For almost a decade, Sipopo has been the crown jewel in a strategy to lure high-end visitors to Equatorial Guinea to diversify an economy badly hit by a slump in oil revenue.
But the town, seemed quite empty — an impression strengthened by conversations with people who live or who work there.
“It’s depressing, there’s no-one,” said a visiting Gabonese consultant.
A worker, who asked not to be named, said the complex was quiet year-round: “You can hear the sound of your own footsteps.”
The occasional visitors tend to be well connected, rich and in search of privacy, the sources said.
Many are guests of a government described by Human Rights Watch as corrupt and repressive.
One of the villas, according to the sources, was occupied by former Gambian dictator Yahya Jammeh after he fled his country in 2017.
At Easter, the 200-room hotel’s guests included a Spanish couple on honeymoon, a few families and some businessmen, who were all foreigners.
In the echoing lobby, a huge black and white portrait of the country’s 76-year-old authoritarian president, Teodoro Obiang Nguema — Africa’s longest-serving ruler — hung on the wall, watching over the vacant reception area.
A 1.5-kilometre beach — an artificial shore secluded from curious eyes — was virtually deserted, in contrast to a public beach near the capital. The three-lane highway leading from Malabo to Sipopo was mostly empty of traffic.
A hospital was added after the villas were built, but is unused, the sources said.
In 2014, a mall was built at the resort to house 50 shops, a bowling alley, two cinemas and a children’s play area.
But a hotel receptionist said the complex was not open yet, adding: “If you want to buy a souvenir, you will have to go to Malabo.” At night-time, shiny limousines arrived at a luxury restaurant to drop off diners.
Located on the mid-Atlantic coast of central Africa, Equatorial Guinea has flooded social media with messages of its allure as a holiday destination.
Plans to build a new passenger terminal at the airport in Bata city have also just received a 120-million-euro injection from the Development Bank of Central African States.
Figures for visitors are unavailable, and the tourism ministry in Malabo did not respond to requests for information. In the latest global compilation of figures posted by the World Bank, the number of tourists for Equatorial Guinea has been left blank.
But much of the tourism in evidence are business people, such as oil company workers, relaxing for a few days, or attending energy or economic conferences.
A few travel firms offer trips tailor-made for both luxury and adventure, but they also allude to the difficulties, notably of being allowed to enter the country.
“The country has been a mystery to outsiders, who were discouraged from entering by a difficult visa process and a lack of tourism infrastructure,” says the website of British tour operator Undiscovered Destinations.
The firm claimed, however, that “things are changing fast… with an excellent road network and numerous hotels springing up seemingly overnight.”
Few Equatoguineans have the chance of staying in such places.
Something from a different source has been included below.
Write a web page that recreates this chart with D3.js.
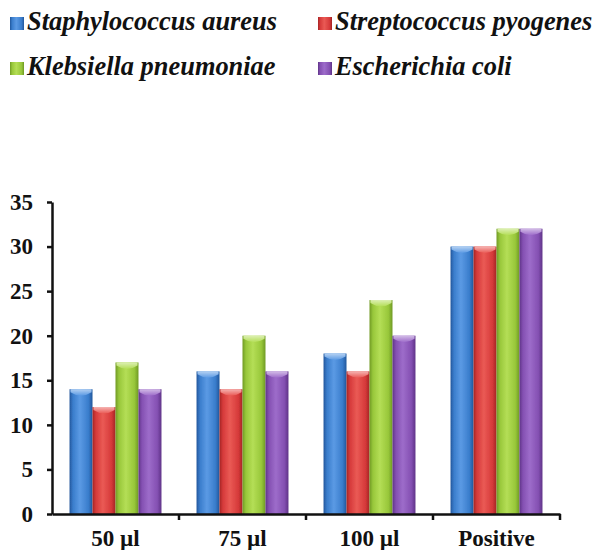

At Sipopo’s hotel, a basic room costs the equivalent of more than 200 euros ($224) a night, while exclusive accommodation tops 850 euros.
The discovery of vast oil reserves off the coast in the mid-1990s has boosted the country’s gross national income to a theoretical annual $19,500 per person per year, according to the UN Development Programme.
But that wealth benefits a small elite among the country’s 1.2 million inhabitants. More than two-thirds of Equatoguineans live below the poverty line, and 55 percent of the population aged over 15 are unemployed.